L’administré idoine vous reçoit. Au vu de sa chevelure et de son sarouel, il n’est pas inenvisageable qu’il ait pleinement profité du printemps 68. Vous donnez les documents de Choupinette qui donne ses empreintes. Le timbre fiscal ? Il n’est pas recevable. Vous paniquez comme une truite dans une rivière aoûtienne asséchée. Eh oui, la fée Panique suit souvent de près Organisation et Anxiété. Un trio d’enfer.

Pourquoi le timbre est-il périmé ? Choupinette a eu le mauvais goût d’avoir quinze ans. Entre la date de la pré-demande et la date du rendez-vous. Heureusement, vous achetez un nouveau timbre, tremblante, sur l’instant. Vos vacances sont sauves.

C’est sans compter sur Choupinet.

Vous donnez ses documents. Et sa photo. Le soixante-huitard tique. Pas sûr qu’elle passe. S’il saisit totalement la volonté de liberté capillaire, il doute qu’à la préfecture, on se montre aussi compréhensif. Il vous a fallu des années pour trouver une coiffeuse qui saisisse que Choupinet vient la voir, mais ne souhaite pas qu’on coupe ses mèches qui ondulent sur son front, empiètent sur ses sourcils, tombent nonchalamment sur ses yeux.
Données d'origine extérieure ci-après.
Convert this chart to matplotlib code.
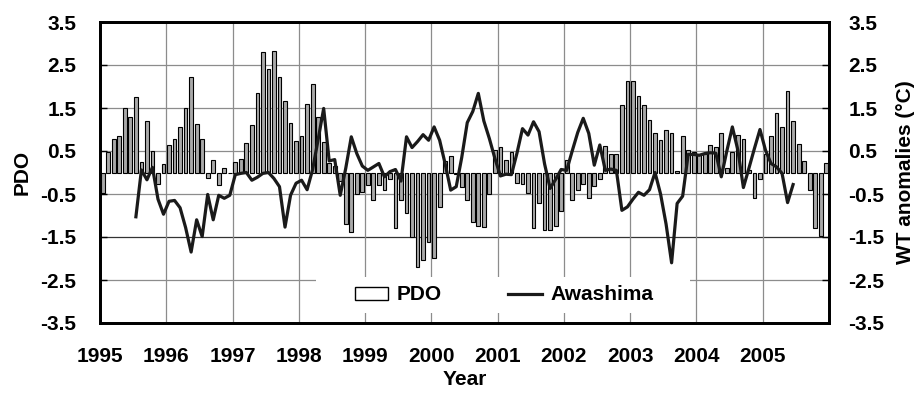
import numpy as np
import matplotlib
matplotlib.use("Agg")
import matplotlib.pyplot as plt
from matplotlib.patches import Patch, Rectangle
from matplotlib.lines import Line2D

# ---- data ----
years = [str(y) for y in range(1995, 2006)]
pdo = [-0.47, 0.48, 0.79, 0.85, 1.50, 1.29, 1.76, 0.25, 1.19, 0.50, -0.26, 0.19,
       0.63, 0.79, 1.06, 1.50, 2.22, 1.12, 0.79, -0.13, 0.29, -0.29, 0.11, 0.00,
       0.25, 0.32, 0.69, 1.10, 1.86, 2.80, 2.40, 2.83, 2.22, 1.66, 1.16, 0.73,
       0.85, 1.60, 2.05, 1.29, 0.72, 0.22, 0.15, -0.20, -1.20, -1.38, -0.49, -0.45,
       -0.29, -0.64, -0.29, -0.41, -0.14, -1.28, -0.64, -0.94, -1.50, -2.20, -2.04, -1.61,
       -1.98, -0.80, 0.27, 0.38, -0.03, -0.33, -0.64, -1.16, -1.24, -1.27, -0.49, 0.52,
       0.60, 0.30, 0.47, -0.24, -0.26, -0.47, -1.30, -0.72, -1.34, -1.34, -1.25, -0.90,
       0.30, -0.63, -0.40, -0.26, -0.60, -0.32, -0.15, 0.62, 0.44, 0.44, 1.56, 2.13,
       2.13, 1.78, 1.56, 1.22, 0.93, 0.75, 0.98, 0.91, 0.04, 0.85, 0.53, 0.48,
       0.44, 0.43, 0.65, 0.60, 0.92, 0.10, 0.48, 0.88, 0.79, 0.05, -0.60, -0.15,
       0.44, 0.85, 1.39, 1.05, 1.90, 1.19, 0.67, 0.27, -0.41, -1.30, -1.48, 0.21]
awashima_start = 6  # first month with data (Jul 1995)
awashima = [-1.03, 0.06, -0.17, 0.12, -0.62, -0.97,
            -0.67, -0.65, -0.82, -1.28, -1.85, -1.10, -1.49, -0.51, -1.10, -0.53, -0.60, -0.53,
            -0.05, -0.02, 0.00, -0.18, -0.11, -0.02, 0.00, -0.14, -0.33, -1.27, -0.53, -0.25,
            -0.18, -0.40, 0.07, 0.77, 1.49, 0.27, 0.30, -0.53, 0.10, 0.83, 0.44, 0.15,
            0.05, 0.13, 0.21, -0.10, 0.02, 0.07, -0.20, 0.83, 0.58, 0.72, 0.88, 0.75,
            1.06, 0.75, 0.20, -0.41, -0.33, 0.35, 1.16, 1.42, 1.84, 1.20, 0.79, 0.33,
            -0.08, -0.04, -0.05, 0.45, 1.02, 0.87, 1.18, 0.95, 0.20, -0.37, -0.16, 0.07,
            0.05, 0.50, 0.93, 1.26, 0.91, 0.17, 0.64, 0.05, 0.08, 0.05, -0.88, -0.80,
            -0.62, -0.46, -0.53, -0.40, 0.00, -0.50, -1.20, -2.10, -0.72, -0.55, 0.42, 0.42,
            0.40, 0.44, 0.46, 0.45, -0.10, 0.50, 1.06, 0.52, -0.35, 0.10, 0.56, 1.00,
            0.52, 0.21, 0.13, -0.02, -0.70, -0.28]
yticks = [3.5, 2.5, 1.5, 0.5, -0.5, -1.5, -2.5, -3.5]

plt.rcParams["font.family"] = ["Liberation Sans", "DejaVu Sans"]
plt.rcParams["font.weight"] = "bold"
fs = 15

fig = plt.figure(figsize=(9.18, 3.93), dpi=100)
ax = fig.add_axes([100/918, 1-323/393, 729/918, 301/393])

n = len(pdo)
x = np.arange(n) + 0.5
ax.bar(x, pdo, width=0.68, facecolor="#a9a9a9", edgecolor="black",
       linewidth=0.8, zorder=3)
xa = np.arange(len(awashima)) + awashima_start + 0.5
ax.plot(xa, awashima, color="#1a1a1a", lw=2.3, zorder=4)

ax.set_xlim(0, n)
ax.set_ylim(-3.5, 3.5)
ax.set_xticks(np.arange(0, n, 12))
ax.set_xticklabels(years)
ax.set_yticks(yticks)
ax.set_yticklabels([f"{v:.1f}" for v in yticks])
for v in [2.5, 1.5, 0.5, -0.5, -1.5, -2.5]:
    ax.axhline(v, color="#333333" if v == -1.5 else "#8c8c8c", lw=0.9, zorder=1)
for k in range(12, n, 12):
    ax.axvline(k, color="#8c8c8c", lw=0.9, zorder=1)

# white legend background area (as in the reference)
ax.add_patch(Rectangle((316/918, 1-313/393), 374/918, 36/393,
                       transform=fig.transFigure, facecolor="white",
                       edgecolor="none", zorder=2))

ax.tick_params(axis="x", length=0, pad=17, labelsize=fs)
ax.tick_params(axis="y", direction="in", length=5, width=1, pad=17, labelsize=fs)
for s in ax.spines.values():
    s.set_linewidth(2.0)
    s.set_zorder(5)
ax.set_ylabel("PDO", fontsize=fs, fontweight="bold", labelpad=6)
ax.set_xlabel("Year", fontsize=fs, fontweight="bold", labelpad=3)

ax2 = ax.twinx()
ax2.set_ylim(-3.5, 3.5)
ax2.set_yticks(yticks)
ax2.set_yticklabels([f"{v:.1f}" for v in yticks])
ax2.tick_params(axis="y", direction="in", length=5, width=1, pad=14, labelsize=fs)
for s in ax2.spines.values():
    s.set_linewidth(2.0)
ax2.set_ylabel("WT anomalies (°C)", fontsize=fs, fontweight="bold",
               rotation=90, labelpad=8)

handles = [Patch(facecolor="white", edgecolor="black", linewidth=1.0),
           Line2D([], [], color="#1a1a1a", lw=2.3)]
leg = ax.legend(handles, ["PDO", "Awashima"], loc="center",
                bbox_to_anchor=(504/918, 1-295/393),
                bbox_transform=fig.transFigure, ncol=2, frameon=False,
                fontsize=fs, handlelength=1.6, handleheight=0.6, handletextpad=0.4,
                columnspacing=3.2, borderpad=0.3)
for t in leg.get_texts():
    t.set_fontweight("bold")
leg.set_zorder(6)

fig.savefig("out.png", dpi=100)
Les cheveux de Choupinet, la coiffeuse les effleure du ciseau et ne les sèche pas. À chaque fois que vous réglez cette non-coupe, vous goûtez modérément la facture…

Et, cette fois, cela va vous coûter un billet, mais d’avion…

 

Comment avez-vous pu commettre une telle erreur ? Un oubli ? Une distraction ? Non. Un ado. Seuls ceux qui ne connaissent pas les caractéristiques du mammifère se posent la question.

Il n’est pas allé seul au Photomaton. Vous y êtes allés en famille. Un bon moment. Choupinet exècre deux choses : les ciseaux et les photos. Et les devoirs. Et vous parler. Et que vous lui posiez des questions. Bref, il était ravi. Furieux que vous ne lui ayez pas envoyé un recommandé avec accusé de réception pour ce passage au Photomaton. Une chose était sûre, le sourire n’était pas à craindre. Au vu du résultat, de la longue et ondoyante frange, des délicates mèches s’aventurant sur l’œil, vous avez émis le souhait qu’il recommence.

Il aurait été moins offusqué si vous lui aviez proposé une ablation des ongles pour que, enfin, il ne semble pas vouloir concourir au Guinness Book : couper, cheveux ou ongles, Choupinet, c’est pas son truc. Une exception : la parole. Surtout celle de sa sœur.

Il a donc brandi, avec virulence, l’argument du style, allant jusqu’ à plaider pour le droit à avoir une tête « décente »… Et il vous a achevée avec l’aide du Photomaton. « Conforme ». Voilà ce qui était clairement stipulé dans la marge des décents portraits. Impossible de lutter donc.

Alors que, décomposée, vous voyez moussaka, Pirée, tzatziki, ouzo, syrtaki s’envoler sans vous, le préposé municipal vous éclaire : « conforme » s’applique uniquement à la taille du visage. Génial. Parce qu’il y a des demeurés qui collent leur nez à la vitre avant d’enclencher la prise de vue ? Alors que vous méditez sur ce que feriez de ciseaux en cet instant, et plusieurs options vous viennent à l’esprit, le préposé vous offre un espoir : l’hypothétique indulgence de l’examinateur du dossier… Vous serez informée sous dix jours de ce qu’il adviendra du visage de Choupinet et de vos vacances. La décence passera-t-elle? En ces temps troublés, vous doutez. La confiscation de casseroles, décente? La secrétaire d’Etat chargée de l’économie sociale et solidaire et de la vie asso… Bref, Marlène en Une de Playboy, décente ? La Brav-M, décente ? Les renflements bruns, décents comme jamais ? La décence ne vous permet pas de poursuivre cette liste… 

 

L’attente commence.

Grâce à Organisation, Anxiété et Panique, vous adorez attendre, impuissante. Vous avez l’impression de vous être égarée dans une formation étrange et piquante, genre : teste le métier de fakir, porte des chaussons en peau de hérisson et dors sur un matelas porc-épic, tu vas kiffer, c’est hyper relaxant. Alors, non, ce n’est pas n’importe quoi. Pas totalement. Il existe, et pas uniquement dans votre tête, des formations pour devenir fakir. Ce qui, par contre, est vraiment n’importe quoi, c’est que, si vous souhaitez tester ce métier, en bas de la page, on vous propose également de tester les professions de rotinier, bon pour diversifier avec charmeur de serpent peut-être…, de « conducteur de ligne de relaxation en industrie textile » et de « responsable d’équipe règlement sinistres en assurances »… Le site a l’air d’être encore plus logique et pertinent que celui de Pôle emploi.

Au bout d’une semaine, aussi tendue qu’un président visitant une usine Tefal, vous finissez par recontacter la mairie. Pas de nouvelles. Et le dicton a tout faux. Les délais, l’été approchant, s’allongent comme la tête de Choupinette quand on lui demande de vider le lave-vaisselle.